* SHORT PROBLEM: Wherever a line holds the word "chart", copy that line out.

* DATA PROVIDED:

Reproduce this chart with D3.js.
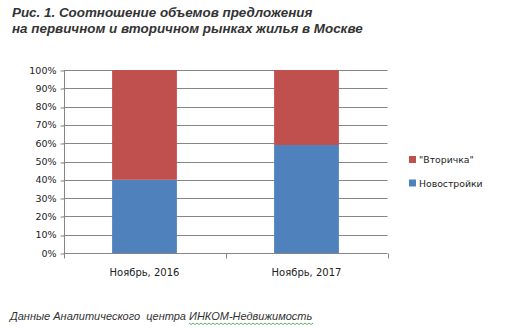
<!DOCTYPE html>
<html><head><meta charset="utf-8">
<script src="https://cdn.jsdelivr.net/npm/d3@7"></script>
<style>html,body{margin:0;padding:0;background:#fff;}svg{display:block;}</style>
</head><body>
<svg id="c" width="510" height="328"></svg>
<script>
const categories = ["Ноябрь, 2016", "Ноябрь, 2017"];
const seriesNames = ["Новостройки", "\"Вторичка\""];
const novostroyki = [40, 59];
const vtorichka = [60, 41];
const yTicks = [0,10,20,30,40,50,60,70,80,90,100];
const titleLines = ["Рис. 1. Соотношение объемов предложения", "на первичном и вторичном рынках жилья в Москве"];
const footerPlain = "Данные Аналитического  центра ";
const footerLink = "ИНКОМ-Недвижимость";

const colors = {"Новостройки":"#4F81BD", "\"Вторичка\"":"#C0504D"};
const svg = d3.select("#c");
const plot = {left:63.5, right:387.5, top:70, bottom:253};

const x = d3.scaleBand().domain(categories).range([plot.left, plot.right]).paddingInner(0.6).paddingOuter(0.3);
const y = d3.scaleLinear().domain([0,100]).range([plot.bottom, plot.top]);

// gridlines
svg.append("g").selectAll("line").data(yTicks.filter(d=>d>0)).join("line")
  .attr("x1", plot.left).attr("x2", plot.right)
  .attr("y1", d=>Math.round(y(d))+0.5).attr("y2", d=>Math.round(y(d))+0.5)
  .attr("stroke", "#868686").attr("stroke-width", 1);

// stacked bars
const rows = categories.map((c,i)=>({cat:c, "Новостройки":novostroyki[i], "\"Вторичка\"":vtorichka[i]}));
const stack = d3.stack().keys(seriesNames)(rows);
svg.append("g").selectAll("g").data(stack).join("g")
  .attr("fill", d=>colors[d.key])
  .selectAll("rect").data(d=>d).join("rect")
  .attr("x", d=>x(d.data.cat)).attr("width", x.bandwidth())
  .attr("y", d=>y(d[1])).attr("height", d=>y(d[0])-y(d[1]));

// y axis
const yAxis = d3.axisLeft(y).tickValues(yTicks).tickFormat(d=>d+"%").tickSize(4).tickPadding(8);
const ya = svg.append("g").attr("transform", `translate(${Math.round(plot.left)+0.5},0)`).call(yAxis);
ya.selectAll(".tick line").attr("stroke", "#868686").attr("transform", d=>`translate(0,${Math.round(y(d))+0.5-y(d)})`);
ya.select(".domain").attr("stroke", "#868686").attr("d", `M0,${plot.top}V${plot.bottom+0.5}`);
ya.selectAll(".tick text").attr("font-family", "DejaVu Sans").attr("font-size", 9.5).attr("fill", "#222").attr("x", -8);

// x axis
const xa = svg.append("g").attr("transform", `translate(0,${Math.round(plot.bottom)+0.5})`);
xa.append("line").attr("x1", plot.left).attr("x2", plot.right).attr("stroke", "#868686");
const bounds = [plot.left, (plot.left+plot.right)/2, plot.right];
xa.selectAll("line.t").data(bounds).join("line").attr("class","t")
  .attr("x1", d=>Math.round(d)+0.5).attr("x2", d=>Math.round(d)+0.5).attr("y1",0).attr("y2",5).attr("stroke","#868686");
xa.selectAll("text").data(categories).join("text")
  .attr("x", d=>x(d)+x.bandwidth()/2).attr("y", 22)
  .attr("text-anchor","middle").attr("font-family","DejaVu Sans").attr("font-size",10).attr("fill","#222")
  .text(d=>d);

// legend
const leg = svg.append("g").attr("transform","translate(409,156)");
const legItems = ["\"Вторичка\"", "Новостройки"];
legItems.forEach((k,i)=>{
  const g = leg.append("g").attr("transform",`translate(0,${i*23.5})`);
  g.append("rect").attr("width",7).attr("height",7).attr("fill",colors[k]);
  g.append("text").attr("x",10).attr("y",7).attr("font-family","DejaVu Sans").attr("font-size",9.3).attr("fill","#222").text(k);
});

// title
svg.append("g").selectAll("text").data(titleLines).join("text")
  .attr("x", 12).attr("y",(d,i)=>17+i*15.5)
  .attr("font-family","Liberation Sans, Arial").attr("font-weight","bold").attr("font-style","italic")
  .attr("font-size",13.4).attr("fill","#333").text(d=>d);

// footer
const ft = svg.append("text").attr("x",10).attr("y",320)
  .attr("font-family","Liberation Sans, Arial").attr("font-style","italic").attr("font-size",11).attr("fill","#333")
  .style("white-space","pre");
ft.append("tspan").text(footerPlain);
ft.append("tspan").text(footerLink);
// wavy spell-check underline under link
const textNode = ft.node();
const startIdx = footerPlain.length;
const x0 = textNode.getStartPositionOfChar(startIdx).x;
const x1 = textNode.getEndPositionOfChar(startIdx+footerLink.length-1).x;
let p = `M${x0},323`;
for (let xx=x0, k=0; xx<x1; xx+=2, k++) p += `L${xx+2},${k%2? 323:324.5}`;
svg.append("path").attr("d",p).attr("fill","none").attr("stroke","#3a9a3a").attr("stroke-width",0.8);
</script>
</body></html>
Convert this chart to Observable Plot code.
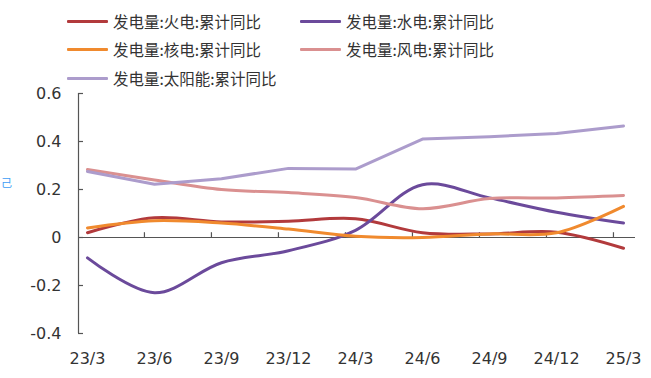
<!DOCTYPE html>
<html>
<head>
<meta charset="utf-8">
<script src="https://cdn.jsdelivr.net/npm/d3@7"></script>
<script src="https://cdn.jsdelivr.net/npm/@observablehq/plot@0.6"></script>
<style>
  html, body { margin: 0; padding: 0; background: #fff; }
  #wrap { position: relative; width: 651px; height: 378px; overflow: hidden; }
  #legend { position: relative; width: 651px; height: 86px; font-family: "Noto Sans CJK SC", sans-serif; font-size: 15.5px; color: #333; }
  .item { position: absolute; display: flex; align-items: center; white-space: nowrap; }
  .swatch { width: 41px; height: 3px; margin-right: 5px; border-radius: 1px; }
  #frag { position: absolute; left: 1px; top: 176px; font-family: "Noto Sans CJK SC"; font-size: 11px; line-height: 12px; color: #3d9df5; }
</style>
</head>
<body>
<div id="wrap">
  <div id="legend"></div>
  <div id="chart"></div>
  <div id="frag">己</div>
</div>
<script>
const labels = ["23/3","23/6","23/9","23/12","24/3","24/6","24/9","24/12","25/3"];
const thermal = [0.02, 0.082, 0.065, 0.068, 0.078, 0.02, 0.015, 0.022, -0.045];
const hydro   = [-0.085, -0.23, -0.105, -0.055, 0.03, 0.22, 0.165, 0.105, 0.06];
const nuclear = [0.04, 0.07, 0.06, 0.035, 0.005, 0.0, 0.015, 0.02, 0.13];
const wind    = [0.283, 0.24, 0.2, 0.187, 0.167, 0.12, 0.162, 0.165, 0.175];
const solar   = [0.275, 0.222, 0.245, 0.288, 0.285, 0.41, 0.42, 0.433, 0.465];
const seriesNames = ["发电量:火电:累计同比","发电量:水电:累计同比","发电量:核电:累计同比","发电量:风电:累计同比","发电量:太阳能:累计同比"];
const seriesColors = ["#b23a3c", "#6b4a9b", "#f08a2e", "#da9090", "#ac9ccc"];
const seriesCurves = ["catmull-rom", "catmull-rom", "catmull-rom", "catmull-rom", "linear"];
const seriesValues = [thermal, hydro, nuclear, wind, solar];
const yTicks = [0.6, 0.4, 0.2, 0, -0.2, -0.4];
const xTickMarks = [0.85, 1.85, 2.85, 3.85, 4.85, 5.85, 6.85, 7.85];

// legend
const legendPos = [[67, 21], [300, 21], [67, 49], [300, 49], [67, 78]];
const legend = document.getElementById("legend");
seriesNames.forEach((name, i) => {
  const it = document.createElement("div");
  it.className = "item";
  it.style.left = legendPos[i][0] + "px";
  it.style.top = (legendPos[i][1] - 12) + "px";
  it.style.height = "24px";
  it.innerHTML = `<div class="swatch" style="background:${seriesColors[i]}"></div><span>${name}</span>`;
  legend.appendChild(it);
});

const xMin = -0.134, xMax = 8.179;
const marks = [
  Plot.ruleY([0], {x1: xMin, x2: xMax, stroke: "#555", strokeWidth: 1.2}),
  Plot.ruleX([xMin], {y1: -0.4, y2: 0.6, stroke: "#555", strokeWidth: 1.2}),
  Plot.ruleY(yTicks, {x1: xMin, x2: xMin + 0.075, stroke: "#555", strokeWidth: 1.2}),
  Plot.ruleX(xTickMarks, {y1: 0, y2: 0.02, stroke: "#555", strokeWidth: 1.2}),
  Plot.axisY(yTicks, {tickSize: 0, tickPadding: 17, label: null, tickFormat: d => d === 0 ? "0" : String(d), fill: "#333"}),
  Plot.axisX(d3.range(labels.length), {tickSize: 0, tickPadding: 19, label: null, tickFormat: i => labels[i], fill: "#333"})
];
seriesValues.forEach((vals, s) => {
  marks.push(Plot.line(vals.map((v, i) => ({i, v})), {x: "i", y: "v", stroke: seriesColors[s], strokeWidth: 3, curve: seriesCurves[s]}));
});

const chart = Plot.plot({
  width: 651,
  height: 292,
  marginLeft: 78,
  marginRight: 16,
  marginTop: 7,
  marginBottom: 45,
  x: {domain: [xMin, xMax]},
  y: {domain: [-0.4, 0.6]},
  style: {background: "transparent", overflow: "visible", fontFamily: "DejaVu Sans", fontSize: "16px"},
  marks
});
document.getElementById("chart").appendChild(chart);
</script>
</body>
</html>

* THE OUTPUT:
Reproduce this chart with D3.js.
Convert this chart to Observable Plot code.
  <div id="chart"></div>
const chart = Plot.plot({
document.getElementById("chart").appendChild(chart);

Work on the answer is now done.